Uma pequena inflexão da língua é o suficiente para mudar o ponto de articulação de uma consoante e, desse modo, transformar uma palavra numa outra. Isto é o que sucede no par registada-rezistada, como conta Edno Pimentel, em mais uma crónica na sua coluna Professor Ferrão, do jornal angolano Nova Gazeta.
É preocupante. Tudo por desleixo. A menina vai, em Outubro, completar seis anos e até ao momento não tem a cédula. Já no princípio do ano, à criança, foi negado o acesso à creche porque, segundo a mãe, «a filha ainda não estava rezistada». Péssimo.
No seio de outras crianças, a menina teria a oportunidade de aprender a cantar, desenhar, conheceria novas crianças: socializar-se-ia, desde muito nova, brincando com outras que trazem uma educação diferente. Talvez aprendesse mesmo que quem tem cédula [é porque] já foi registada.
Nos últimos tempos, casos semelhantes tendem a reduzir, mas é possível encontrar muito boa gente por aí a rezistar (o quê não sei). Ainda acredito que, com muita persistência e força de vontade, muitos pais passarão o testemunho aos demais que é importante e correcto registar.
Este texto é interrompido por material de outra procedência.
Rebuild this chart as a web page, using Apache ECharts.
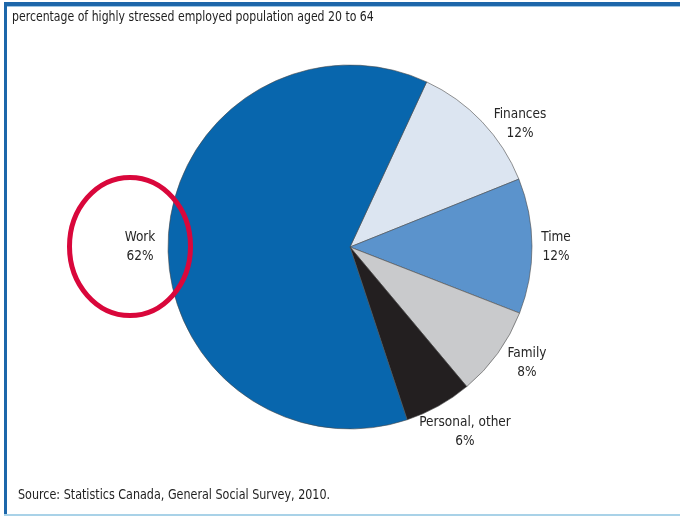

A pronúncia correcta da segunda sílaba registo é [ji] de jinguba, jingongo, biologia, e não [zi] de buzina, ou de resisto, que é forma do verbo resistir na primeira pessoa do singular, no presente do indicativo. É provável que a incorrecção na pronúncia derive de uma confusão com resistir. Mas este é bem diferente daquele, registar, ao qual os brasileiros acrescentam um –r– registrar, mas que nós (em Angola), e noutras paragens lusófonas, pronunciamos sem o –r-. É provável que os brasileiros tenham sido influenciados pelo francês (régistre), ainda assim, mantêm correcta a pronúncia [ji] da segunda sílaba. Pronto. Aí são outros quinhentos.
Trata-se de um verbo da primeira conjugação (terminado em -ar) e é formado a partir de um nome e um sufixo verbal: registo + ar. Pode ter como modelo de conjugação o verbo amar.
Esta é apenas mais uma das várias palavras cuja pronúncia de determinados sons são alterados e, por falta de consenso, cada um vai usando a que melhor lhe convém. É o caso do nome da nossa rainha cujo nome varia vezes sem conta: ‘Njinga’, ‘Jinga’, ‘Nzinga’ e ‘Zinga’ (Mbandi). Apesar dessa hesitação, há linguistas que defendem Njinga como sendo a correcta. Mas esta dúvida poderia ser esclarecida se soubéssemos exactamente como ela foi registada. Ou ela não teve cédula…?
In jornal Nova Gazeta, de Luanda, de 2 de maio de 2013, na coluna do autor, Professor Ferrão. Manteve-se a grafia anterior ao Acordo Ortográfico, seguida ainda em Angola.